Activity diagram maker
Draw a UML activity diagram as text. Show actions, decisions, parallel fork/join and swimlanes with a Mermaid flowchart — then export. The whole thing renders on your device.
One step per line. Indent two spaces to branch beneath the line above.
A UML activity diagram, written as text
An activity diagram is the UML cousin of a flowchart: it shows the flow of work — actions, decisions, and crucially the points where work splits to run in parallel and rejoins. Mermaid does not ship a dedicated activity-diagram type, so the honest, fully renderable approach is a flowchart that follows UML activity conventions: rounded terminators for start and end, rectangles for actions, diamonds for decisions with guarded branches, and a labelled bar node for fork and join.
Because it is a normal Mermaid flowchart underneath, every example on this page renders live and exports cleanly — no plugin, no special mode.
Fork, join and swimlanes
To show concurrency, route several arrows out of a single “fork” node and back into a single “join” node — the diagram then reads as “do these in parallel, then continue once all are done”, which is exactly the UML fork/join semantics. The fork and join bars here are ordinary nodes labelled to look like the UML synchronisation bar.
To assign steps to roles, wrap each role’s actions in a subgraph. These partitions approximate UML swimlanes, making it clear who performs which action — the customer, support, or engineering — without leaving plain text.
Frequently asked questions
How do I make a UML activity diagram?
Use a Mermaid flowchart that follows UML activity conventions: rounded "([Start])" and "([End])" terminators, rectangles for actions, diamonds for decisions, and a labelled bar node for fork/join. It renders live and exports to SVG or PNG.
How do I show parallel actions (fork and join)?
Route several arrows out of one "fork" node and merge them back into one "join" node. That reads as “run these in parallel, then continue once all finish”, which matches UML fork/join semantics.
Can I add swimlanes or partitions?
Yes — wrap each role’s actions in "subgraph Role … end". Each subgraph becomes a labelled lane, approximating UML swimlanes so it is clear who performs each action.
Why use a flowchart instead of a dedicated activity diagram type?

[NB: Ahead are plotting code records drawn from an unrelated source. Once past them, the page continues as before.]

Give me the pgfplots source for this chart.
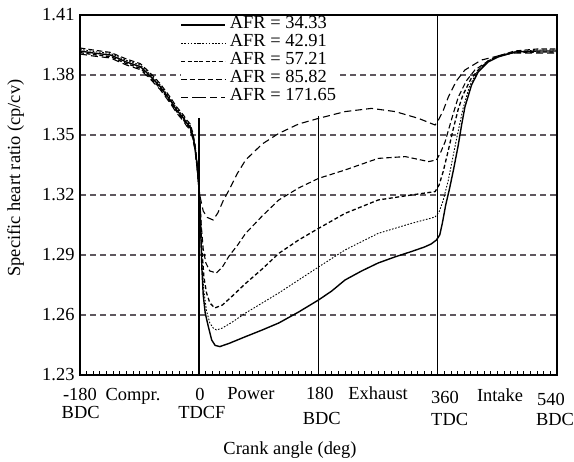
\documentclass[border=0pt]{standalone}
\usepackage{fontspec}
\setmainfont{Liberation Serif}
\usepackage{pgfplots}
\pgfplotsset{compat=1.18}
\definecolor{gridgray}{RGB}{95,88,95}

\begin{document}
\begin{tikzpicture}[font=\fontsize{18.5}{18.5}\selectfont]
\useasboundingbox (-80bp,-87bp) rectangle (494bp,375bp);
\begin{axis}[
    at={(0,0)}, anchor=south west,
    scale only axis,
    width=477bp, height=360bp,
    xmin=-180, xmax=540,
    ymin=1.23, ymax=1.41,
    axis line style={line width=1.2bp},
    xtick={-180,0,180,360,540},
    xticklabels={,,,,},
    minor x tick num=17,
    xtick pos=bottom,
    major tick length=4bp, minor tick length=4bp,
    every tick/.style={black, line width=0.8bp},
    ytick={1.23,1.26,1.29,1.32,1.35,1.38,1.41},
    ytick pos=left,
    ytick style={draw=none},
    /pgf/number format/fixed,
    /pgf/number format/precision=2,
    /pgf/number format/fixed zerofill,
    /pgf/number format/assume math mode=true,
    yticklabel style={xshift=-2bp},
    ymajorgrids,
    major grid style={gridgray, line width=1.2bp, dash pattern=on 6bp off 4bp},
    clip=false,
    legend cell align=left,
    legend image code/.code={\path (-18bp,0) -- (0bp,0); \draw[#1] (0bp,0bp) -- (26bp,0bp);},
    legend style={at={(axis cs:-28.6,1.4095)}, anchor=north west, draw=none, fill=white,
        inner sep=0pt, row sep=0pt,
        nodes={inner xsep=4bp, inner ysep=0pt, text height=12.5bp, text depth=5.5bp}},
]
% AFR = 34.33
\addplot[black, line width=1.4bp, line join=round] coordinates {
(-180,1.392)(-160,1.391)(-134,1.39)(-110,1.3865)(-89,1.3842)(-74,1.3795)(-59,1.3742)(-44,1.3675)(-34,1.3625)(-24,1.3585)(-19,1.356)(-14,1.3542)(-10,1.35)(-6.4,1.344)(-3,1.334)(-1,1.326)(0,1.322)
(1,1.315)(2,1.305)(3,1.293)(4,1.283)(6,1.27)(9,1.261)(13.7,1.2542)(18.8,1.2475)(24,1.2448)(31,1.2442)(45,1.2458)(70,1.2492)(95,1.2525)(120,1.256)(150,1.2615)(180,1.2675)(200,1.272)(220,1.2775)(245,1.282)(270,1.286)(295,1.289)(320,1.2917)(340,1.294)(350,1.2955)(358,1.2975)(363,1.3)(367,1.306)(372,1.315)(378,1.3235)(384,1.333)(391,1.345)(396,1.355)(401,1.364)(411,1.375)(421,1.3815)(436,1.3865)(451,1.389)(476,1.3915)(510,1.392)(540,1.392)
};
% AFR = 42.91
\addplot[black, line width=0.9bp, dash pattern=on 1.6bp off 1.6bp] coordinates {
(-180,1.3928)(-160,1.3918)(-134,1.3908)(-110,1.3873)(-89,1.385)(-74,1.3803)(-59,1.375)(-44,1.3683)(-34,1.3633)(-24,1.3593)(-19,1.3568)(-14,1.355)(-10,1.3508)(-6.4,1.3448)(-3,1.3348)(-1,1.3268)(0,1.3225)
(1,1.316)(2,1.305)(4,1.288)(7,1.272)(11,1.262)(16,1.256)(21,1.2535)(26,1.2525)(35,1.2535)(50,1.2565)(70,1.261)(95,1.266)(120,1.271)(150,1.2775)(180,1.284)(220,1.2925)(270,1.3008)(320,1.3058)(345,1.308)(356,1.309)(362,1.3115)(368,1.317)(376,1.3275)(388,1.3475)(398,1.363)(408,1.3745)(421,1.3825)(436,1.387)(451,1.3895)(476,1.3915)(510,1.3925)(540,1.3925)
};
% AFR = 57.21
\addplot[black, line width=1.3bp, dash pattern=on 4bp off 2.5bp] coordinates {
(-180,1.3912)(-160,1.3902)(-134,1.3892)(-110,1.3857)(-89,1.3834)(-74,1.3787)(-59,1.3734)(-44,1.3667)(-34,1.3617)(-24,1.3577)(-19,1.3552)(-14,1.3534)(-10,1.3492)(-6.4,1.3432)(-3,1.3332)(-1,1.3255)(0,1.3215)
(1,1.317)(2,1.308)(4,1.293)(7,1.279)(11,1.271)(16,1.266)(23.5,1.2635)(35,1.265)(50,1.2695)(70,1.2758)(95,1.283)(120,1.2908)(150,1.2975)(180,1.3033)(220,1.3108)(270,1.3175)(320,1.32)(356,1.3217)(362,1.325)(368,1.3315)(375,1.341)(383,1.3525)(391,1.363)(398,1.37)(410,1.378)(421,1.3825)(436,1.387)(451,1.3895)(476,1.3912)(510,1.3915)(540,1.3915)
};
% AFR = 85.82
\addplot[black, line width=1.1bp, dash pattern=on 5.5bp off 3bp] coordinates {
(-180,1.3935)(-160,1.3925)(-134,1.3913)(-110,1.388)(-89,1.3857)(-74,1.381)(-59,1.3757)(-44,1.369)(-34,1.364)(-24,1.36)(-19,1.3575)(-14,1.3557)(-10,1.3515)(-6.4,1.3455)(-3,1.3355)(-1,1.3272)(0,1.323)
(1,1.318)(3,1.305)(6,1.293)(10,1.286)(16,1.282)(26,1.281)(35,1.284)(45,1.2895)(58,1.295)(70,1.3008)(95,1.3095)(120,1.3175)(150,1.3235)(180,1.3283)(220,1.3325)(270,1.3383)(311,1.3392)(335,1.3375)(346,1.3367)(358,1.3375)(364,1.341)(371,1.3465)(381,1.358)(391,1.369)(403,1.377)(416,1.3825)(436,1.387)(451,1.3895)(476,1.392)(510,1.393)(540,1.393)
};
% AFR = 171.65
\addplot[black, line width=1.1bp, dash pattern=on 7bp off 4bp] coordinates {
(-180,1.3905)(-160,1.3895)(-134,1.3885)(-110,1.385)(-89,1.3827)(-74,1.378)(-59,1.3727)(-44,1.366)(-34,1.361)(-24,1.357)(-19,1.3545)(-14,1.3527)(-10,1.3485)(-6.4,1.3425)(-3,1.3325)(-1,1.325)(0,1.321)
(2,1.318)(6,1.312)(12,1.3088)(21,1.3075)(28,1.311)(36,1.317)(45,1.3225)(57,1.3305)(70,1.3375)(95,1.3455)(120,1.3508)(150,1.3555)(180,1.3583)(220,1.3617)(260,1.3633)(296,1.3617)(331,1.3583)(356,1.355)(361,1.3575)(368,1.362)(376,1.369)(388,1.377)(401,1.3825)(426,1.3875)(451,1.3895)(476,1.391)(510,1.391)(540,1.391)
};
\legend{AFR = 34.33, AFR = 42.91, AFR = 57.21, AFR = 85.82, AFR = 171.65}

% stroke markers
\addplot[black, line width=2bp, forget plot] coordinates {(0,1.3585) (0,1.23)};
\addplot[black, line width=1.5bp, forget plot] coordinates {(180,1.3595) (180,1.23)};
\addplot[black, line width=1bp, forget plot] coordinates {(360,1.41) (360,1.23)};

% x tick labels and phases
\node[anchor=base] at (axis cs:-180,1.2175) {-180};
\node[anchor=base] at (axis cs:-179,1.2085) {BDC};
\node[anchor=base] at (axis cs:-100,1.2175) {Compr.};
\node[anchor=base] at (axis cs:1,1.2175) {0};
\node[anchor=base] at (axis cs:4,1.2085) {TDCF};
\node[anchor=base] at (axis cs:78,1.218) {Power};
\node[anchor=base] at (axis cs:182,1.218) {180};
\node[anchor=base] at (axis cs:185,1.2055) {BDC};
\node[anchor=base] at (axis cs:270,1.218) {Exhaust};
\node[anchor=base] at (axis cs:371,1.216) {360};
\node[anchor=base] at (axis cs:378,1.205) {TDC};
\node[anchor=base] at (axis cs:454,1.217) {Intake};
\node[anchor=base] at (axis cs:531,1.215) {540};
\node[anchor=base] at (axis cs:537,1.205) {BDC};

\node[anchor=base] at (axis cs:137,1.1905) {Crank angle (deg)};
\node[rotate=90] at ([xshift=-64.5bp]axis cs:-180,1.3285) {Specific heart ratio (cp/cv)};
\end{axis}
\end{tikzpicture}
\end{document}
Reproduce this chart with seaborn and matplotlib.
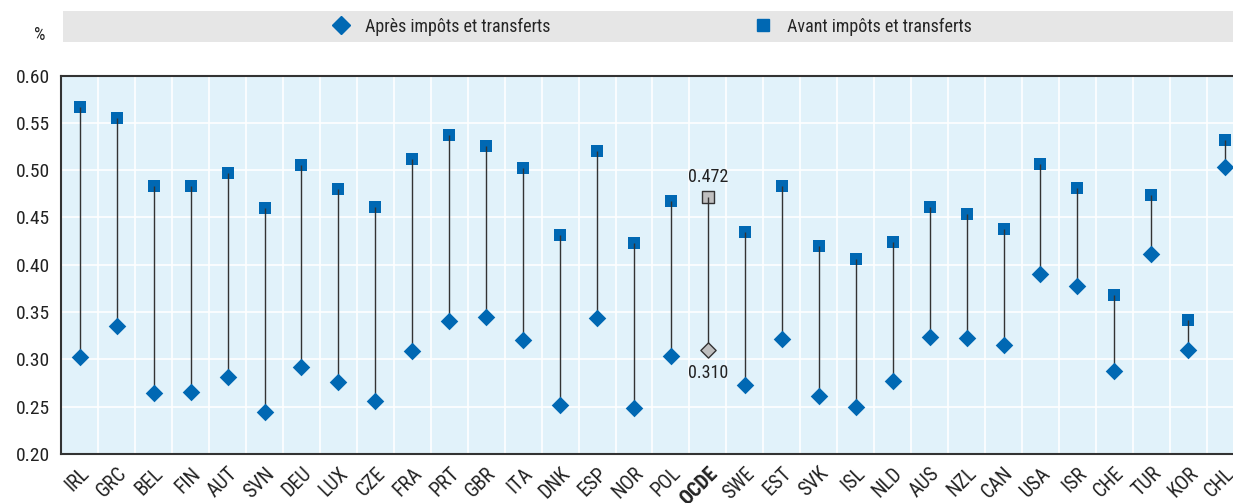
import numpy as np
import pandas as pd
import matplotlib.pyplot as plt
from matplotlib.lines import Line2D
from matplotlib.patches import Rectangle
import seaborn as sns

# Données (coefficient de Gini)
pays = ['IRL', 'GRC', 'BEL', 'FIN', 'AUT', 'SVN', 'DEU', 'LUX', 'CZE', 'FRA',
        'PRT', 'GBR', 'ITA', 'DNK', 'ESP', 'NOR', 'POL', 'OCDE', 'SWE', 'EST',
        'SVK', 'ISL', 'NLD', 'AUS', 'NZL', 'CAN', 'USA', 'ISR', 'CHE', 'TUR',
        'KOR', 'CHL']
avant = [0.567, 0.555, 0.483, 0.483, 0.497, 0.460, 0.505, 0.480, 0.461, 0.512,
         0.537, 0.525, 0.502, 0.431, 0.520, 0.423, 0.467, 0.472, 0.435, 0.483,
         0.420, 0.406, 0.424, 0.461, 0.454, 0.438, 0.507, 0.481, 0.368, 0.474,
         0.342, 0.532]
apres = [0.302, 0.335, 0.264, 0.265, 0.281, 0.244, 0.292, 0.276, 0.256, 0.309,
         0.341, 0.345, 0.321, 0.252, 0.344, 0.249, 0.304, 0.310, 0.273, 0.322,
         0.261, 0.250, 0.277, 0.324, 0.323, 0.315, 0.390, 0.378, 0.288, 0.411,
         0.310, 0.503]

df = pd.DataFrame({'pays': pays, 'avant': avant, 'apres': apres})
df['x'] = np.arange(len(df))
df['groupe'] = np.where(df['pays'] == 'OCDE', 'OCDE', 'pays')

bleu = '#0068B3'
gris = '#BFBFBF'

sns.set_style('white')
plt.rcParams['font.family'] = ['Roboto Condensed', 'Archivo Narrow', 'DejaVu Sans']

fig = plt.figure(figsize=(12.33, 5.03), dpi=100)
ax = fig.add_axes([61.3 / 1233, 1 - 454 / 503, (1233 - 61.3) / 1233, (454 - 75.5) / 503])
ax.set_facecolor('#E1F2FA')

# carrés : avant impôts
sns.scatterplot(data=df[df.groupe == 'pays'], x='x', y='avant', marker='s', s=84,
                color=bleu, edgecolor=bleu, linewidth=0, ax=ax, zorder=3, legend=False)
sns.scatterplot(data=df[df.groupe == 'OCDE'], x='x', y='avant', marker='s', s=70,
                color=gris, edgecolor='#333333', linewidth=1, ax=ax, zorder=3, legend=False)
# lignes
ax.vlines(df['x'], df['apres'], df['avant'], color='#333333', linewidth=1.0, zorder=4)
# losanges : après impôts
sns.scatterplot(data=df[df.groupe == 'pays'], x='x', y='apres', marker='D', s=80,
                color=bleu, edgecolor=bleu, linewidth=0, ax=ax, zorder=5, legend=False)
sns.scatterplot(data=df[df.groupe == 'OCDE'], x='x', y='apres', marker='D', s=60,
                color=gris, edgecolor='#333333', linewidth=1, ax=ax, zorder=5, legend=False)

io = pays.index('OCDE')
ax.annotate(f'{avant[io]:.3f}', (io, avant[io]), xytext=(0, 8), textcoords='offset points',
            ha='center', va='bottom', fontsize=13, color='#222222')
ax.annotate(f'{apres[io]:.3f}', (io, apres[io]), xytext=(0, -10), textcoords='offset points',
            ha='center', va='top', fontsize=13, color='#222222')

# axes
ax.set_xlim(-0.5, 31.5 - 10.7 / 37)
ax.set_ylim(0.20, 0.60)
ax.set_yticks(np.arange(0.20, 0.601, 0.05))
ax.set_yticklabels([f'{v:.2f}' for v in np.arange(0.20, 0.601, 0.05)], fontsize=14, color='#222222')
ax.set_xticks(df['x'])
ax.set_xticklabels(pays, rotation=45, ha='right', rotation_mode='anchor', fontsize=14.5, color='#222222')
for lab in ax.get_xticklabels():
    if lab.get_text() == 'OCDE':
        lab.set_fontweight('bold')
ax.set_xticks(np.arange(0.5, len(pays) - 1, 1), minor=True)
ax.tick_params(axis='x', which='major', length=0, pad=7)
ax.tick_params(axis='x', which='minor', direction='in', length=5, width=1, color='#333333')
ax.tick_params(axis='y', which='major', direction='in', length=7, width=1, color='#333333', pad=8)
ax.grid(True, which='major', axis='y', color='white', linewidth=1.2)
ax.grid(True, which='minor', axis='x', color='white', linewidth=1.2)
ax.set_axisbelow(True)
for s in ['left', 'bottom', 'top']:
    ax.spines[s].set_visible(True)
    ax.spines[s].set_color('#333333')
    ax.spines[s].set_linewidth(1.5)
ax.spines['right'].set_visible(False)
ax.set_xlabel('')
ax.set_ylabel('')

# bandeau de légende
fig.patches.append(Rectangle((63 / 1233, 1 - 42 / 503), (1233 - 63) / 1233, 31 / 503,
                             transform=fig.transFigure, facecolor='#E6E6E6', edgecolor='none'))
handles = [Line2D([], [], marker='D', color=bleu, linestyle='', markersize=9),
           Line2D([], [], marker='s', color=bleu, linestyle='', markersize=9)]
fig.legend(handles, ['Après impôts et transferts', 'Avant impôts et transferts'],
           loc='center', bbox_to_anchor=(651 / 1233, 1 - 26.5 / 503), ncol=2, frameon=False,
           fontsize=13, columnspacing=11.2, handletextpad=0.7, handlelength=1.2)
fig.text(40 / 1233, 1 - 35 / 503, '%', ha='center', va='center', fontsize=13, color='#222222')

fig.savefig('out.png', dpi=100)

Mermaid has no separate activity-diagram syntax, so a flowchart with UML conventions is the approach that actually renders. You still get every activity-diagram element — actions, decisions, guards, fork/join and lanes — and the source stays portable.
Is my activity diagram uploaded anywhere?
No. It renders entirely in your browser with Mermaid, so your process steps and internal logic never leave your device.